Firas Jaber and Imad Sayrafi
The study aims to create dialogue regarding development policies in the Palestinian Territories and focuses on official and unofficial lending and its’ role in development in the current Palestinian reality. As development as a process, could play essential role in supporting the resillience of the Palestinians and their resistance to colonization.
The Palestinian Authority (PA) has produced a variety of development plans. Showing contrariety, the PA development planning approach reflects two key aspects: (1) absolute embracement of liberal economic free market policies in the development process, and (2) full submission to donor prescriptions and conditions. The donor community has essentially sought to adapt social infrastructure to requirements of the “peace process”, and to keep the PA capable of some public service delivery to consolidate its control. This approach has gained more momentum after the second Intifada (uprising) broke out. Western countries provided a full-fledged review of access to funds and project implementation mechanisms to ensure more “discipline” and adjust “content” in confrontation of a society in revolt. As a result, liberal economic patterns have been introduced with a view to “individualise” the development process. Development has transformed into a commodity that is exclusively tradable among a group of private sector influential elites, who are linked to senior PA officials and Israeli commanders.

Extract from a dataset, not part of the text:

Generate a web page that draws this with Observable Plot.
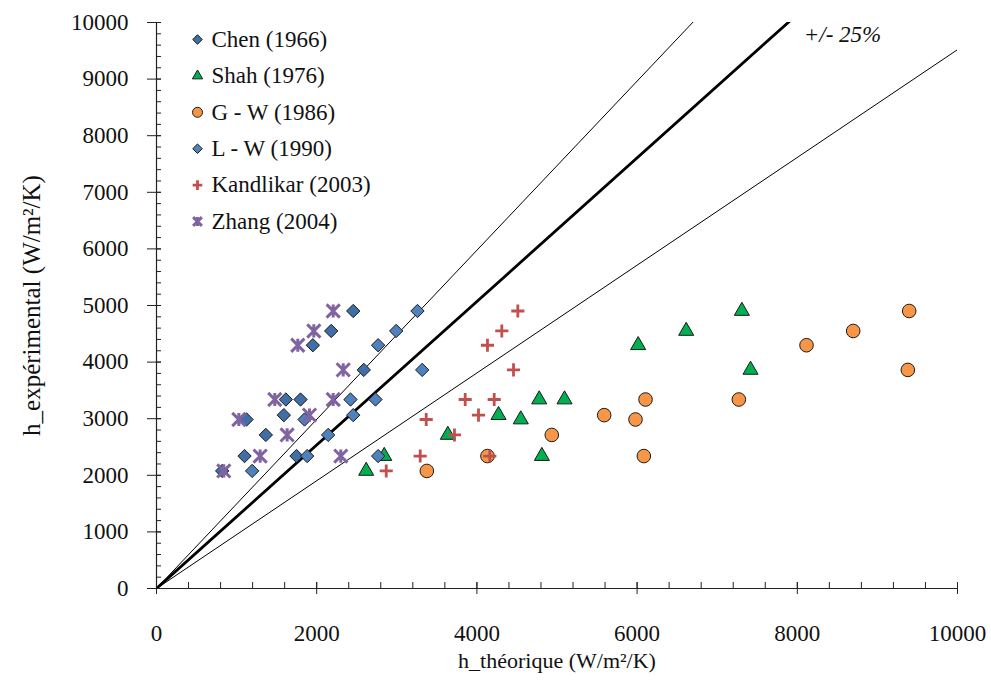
<!DOCTYPE html>
<html><head><meta charset="utf-8">
<script src="https://cdn.jsdelivr.net/npm/d3@7"></script>
<script src="https://cdn.jsdelivr.net/npm/@observablehq/plot@0.6"></script>
<style>
body{margin:0;background:#fff}
#chart svg, #chart svg text { font-family: "Liberation Serif", "Times New Roman", serif !important; }
</style>
</head><body><div id="chart"></div>
<script>
// Experimental values (shared by every correlation)
const hExp = [4903, 4550, 4298, 3862, 3339, 3339, 3063, 2986, 2713, 2340, 2340, 2077];
// Theoretical values, one list per correlation (same order as hExp)
const chenTheo  = [2456, 2181, 1952, 2588, 1615, 1798, 1590, 1124, 1365, 1099, 1748, 820];
const shahTheo  = [7308, 6613, 6013, 7416, 4778, 5094, 4270, 4548, 3637, 2843, 4811, 2618];
const gwTheo    = [9397, 8698, 8115, 9380, 6105, 7270, 5589, 5980, 4935, 4132, 6084, 3375];
const lwTheo    = [3258, 2992, 2767, 3317, 2422, 2734, 2456, 1848, 2143, 1881, 2767, 1194];
const kandTheo  = [4511, 4311, 4132, 4457, 3854, 4216, 4020, 3367, 3720, 3292, 4161, 2868];
const zhangTheo = [2206, 1964, 1764, 2331, 1477, 2206, 1910, 1028, 1631, 1294, 2301, 840];

const seriesNames = ["Chen (1966)", "Shah (1976)", "G - W (1986)", "L - W (1990)", "Kandlikar (2003)", "Zhang (2004)"];
const seriesTheo = [chenTheo, shahTheo, gwTheo, lwTheo, kandTheo, zhangTheo];

// Guide lines through the origin (slopes as drawn)
const guideSlopes = [1.494, 1.268, 0.952];
const bandLabel = "+/- 25%";

const xMajorTicks = d3.range(0, 10001, 2000);
const xMinorTicks = d3.range(0, 10001, 400);
const yMajorTicks = d3.range(0, 10001, 1000);
const yMinorTicks = d3.range(0, 10001, 200);
const xTitle = "h_théorique (W/m²/K)";
const yTitle = "h_expérimental (W/m²/K)";

const FONT = "Liberation Serif";
const FS = 23;

// Excel-like star marker: X plus vertical bar
const asterisk = {
  draw(ctx, size) {
    const r = Math.sqrt(size / Math.PI);
    ctx.moveTo(-r, -r); ctx.lineTo(r, r);
    ctx.moveTo(r, -r); ctx.lineTo(-r, r);
    ctx.moveTo(0, -r); ctx.lineTo(0, r);
  }
};

const styles = [
  {symbol: "diamond2", fill: "#3f6fa6", stroke: "#1a1a1a", strokeWidth: 1, r: 6.0, lr: 4.3},
  {symbol: "triangle", fill: "#00b050", stroke: "#1a1a1a", strokeWidth: 1, r: 5.6, lr: 3.8},
  {symbol: "circle",   fill: "#f79646", stroke: "#1a1a1a", strokeWidth: 1, r: 6.8, lr: 5.0},
  {symbol: "diamond2", fill: "#4f81bd", stroke: "#1a1a1a", strokeWidth: 1, r: 6.0, lr: 4.3},
  {symbol: "plus",     fill: "none", stroke: "#c0504d", strokeWidth: 2.8, r: 4.3, lr: 3.2},
  {symbol: asterisk,   fill: "none", stroke: "#8064a2", strokeWidth: 3, r: 6.6, lr: 4.4}
];

const points = seriesNames.map((name, i) =>
  seriesTheo[i].map((x, j) => ({series: name, x, y: hExp[j]})));

const guides = guideSlopes.map((s, k) => [{k, x: 0, y: 0}, {k, x: 10000, y: s * 10000}]);

const txt = {fontFamily: FONT, fontSize: FS, fill: "#111"};

const marks = [];
// guide lines
marks.push(Plot.line(guides[0], {x: "x", y: "y", stroke: "#000", strokeWidth: 1, clip: true}));
marks.push(Plot.line(guides[2], {x: "x", y: "y", stroke: "#000", strokeWidth: 1, clip: true}));
marks.push(Plot.line(guides[1], {x: "x", y: "y", stroke: "#000", strokeWidth: 2.8, clip: true}));

// axes (lines + ticks)
marks.push(Plot.ruleX([0], {stroke: "#222", strokeWidth: 1.2}));
marks.push(Plot.ruleY([0], {stroke: "#222", strokeWidth: 1.2}));
marks.push(Plot.axisY({ticks: yMajorTicks, tickSize: 14, dx: 5, tickFormat: () => "", label: null, stroke: "#222"}));
marks.push(Plot.axisY({ticks: yMinorTicks, tickSize: 5, dx: 5, tickFormat: () => "", label: null, stroke: "#222"}));
marks.push(Plot.axisX({ticks: xMajorTicks, tickSize: 12, dy: -6, tickFormat: () => "", label: null, stroke: "#222"}));
marks.push(Plot.axisX({ticks: xMinorTicks, tickSize: 6, dy: -6, tickFormat: () => "", label: null, stroke: "#222"}));
// tick labels
marks.push(Plot.text(yMajorTicks, {y: d => d, frameAnchor: "left", dx: -28, text: d => String(d), textAnchor: "end", lineAnchor: "middle", ...txt}));
marks.push(Plot.text(xMajorTicks, {x: d => d, frameAnchor: "bottom", dy: 45, text: d => String(d), textAnchor: "middle", lineAnchor: "middle", ...txt}));

// data points
points.forEach((pts, i) => {
  const s = styles[i];
  marks.push(Plot.dot(pts, {x: "x", y: "y", symbol: () => s.symbol, r: s.r, fill: s.fill, stroke: s.stroke, strokeWidth: s.strokeWidth}));
});

// legend
seriesNames.forEach((name, i) => {
  const s = styles[i];
  const dy = 17 + i * 36.4;
  marks.push(Plot.dot([name], {frameAnchor: "top-left", dx: 41, dy, symbol: () => s.symbol, r: s.lr, fill: s.fill, stroke: s.stroke, strokeWidth: s.strokeWidth}));
  marks.push(Plot.text([name], {frameAnchor: "top-left", dx: 55, dy, text: d => d, textAnchor: "start", lineAnchor: "middle", ...txt}));
});

marks.push(Plot.text([bandLabel], {frameAnchor: "top-right", dx: -115, dy: 12, text: d => d, fontStyle: "italic", textAnchor: "middle", lineAnchor: "middle", ...txt}));
marks.push(Plot.text([xTitle], {frameAnchor: "bottom", dy: 72, text: d => d, textAnchor: "middle", lineAnchor: "middle", ...txt, fontSize: 22}));
marks.push(Plot.text([yTitle], {frameAnchor: "left", dx: -125, rotate: -90, text: d => d, textAnchor: "middle", lineAnchor: "middle", ...txt, fontSize: 25}));

const chart = Plot.plot({
  width: 991, height: 683,
  marginLeft: 156, marginRight: 34, marginTop: 22, marginBottom: 95,
  x: {domain: [0, 10000], axis: null},
  y: {domain: [0, 10000], axis: null},
  style: {background: "#fff", color: "#111", fontSize: FS + "px"},
  marks
});
document.getElementById("chart").appendChild(chart);
</script>
</body></html>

This research paper analyses and deconstructs lending policies in the oPt in light of development approaches embraced by Palestinian governments. It assesses how lending policies have consolidated mega corporations and undermined SMEs throughout the West Bank. The study focuses also on the agriculture sector, and the poulty company Aziza and its’ effects on smaller farmers in the North of the West Bank.
PA economic policies are disrupted by relentless Israeli practices, which have deliberately targeted and destroyed Palestinian land and resources. Using all available techniques, the Israeli occupying forces also target agriculture – the forefront sector in confrontation of the Israeli settlement enterprise. Palestinian agricultural activity is impeded by a fierce competition with the Israeli agricultural produce, which is fully backed by the Government of Israel. Arable land is levelled, seized and destroyed by the Israeli occupying forces and settlers. In addition to absent government support, Palestinian economic and financial policies focus more on investment in service sectors, ultimately driven serving interests of mega capitalists. By incorporating companies and installations in the most labour intensive sites, these capitalists compete with simple farmers, effectively limiting their sources of income. A case in point is AZIZA, which competes with farmers in a vital area that has long been renowned for poultry farming. The company further manipulates prices of fodder and hens and sell livestock products in the local marketplace. Beyond doubt, the farmer alone is the losing party.